But perhaps IMR would have helped avoid this disastrous case. We'll unfortunately never know.

IMR in California is contracted out to Maximus Federal Services, which has been providing similar services to the California Department of Health for some time (in addition to many other state and federal programs).

General health is different from workers' compensation - the laws are different, the variety of treatment is different, the operating environment is different, the exposure by the payer is different, and the market is huge (work comp is only 2% of the overall health market).

Nevertheless, comparison to Maximus' work in the general health field is compulsively inviting.

Data on the Department of Managed Health Care’s website shows that between 2007 and 2011, Maximus approved a group health plan’s decision to deny treatment in 44.2% of the 8,529 cases it reviewed.

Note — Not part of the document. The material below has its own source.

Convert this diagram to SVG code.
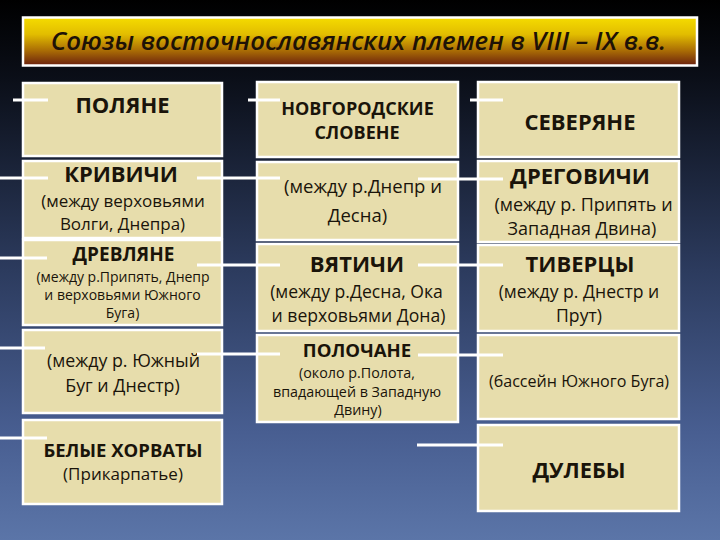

In 36.6% of cases, Maximus overturned the decision to deny a procedure or treatment, and in 19.2% of cases the group health plan agreed to approve the procedure before the IMR process was completed.

The sample of cases above is much, much larger than the 34 cases published in work comp IMRs so one can't draw any definitive conclusions in such a comparison at this time.

But it is important in my mind that Maximus, in the general health setting, overturned a carrier's denial in 1/3 of referred cases, and nearly 1/5 were approved before a Maximus opinion was rendered.

Maybe I'm just a glass-half-full kind of guy, but I find these statistics encouraging because they demonstrate neutrality and independence.

Or, perhaps what the statistics are saying is that there has been significant adjustment in the prescribing practices of physicians.

Because general health is far larger than workers' compensation and the fact that only 8,529 cases were reviewed over a period of 4 years indicates that the vast majority treatment requests don't generate controversy or dispute - if this translates to workers' compensation then the system will become much more efficient.

Our perception of pain is based on the timing of the experience - will IMR reduce our pain? Obviously it's too early to say yes or no in any definitive manner, but the early results are encouraging.

1 comment:

  1. David - excellent insight and very thoughtful. thanks for making me think.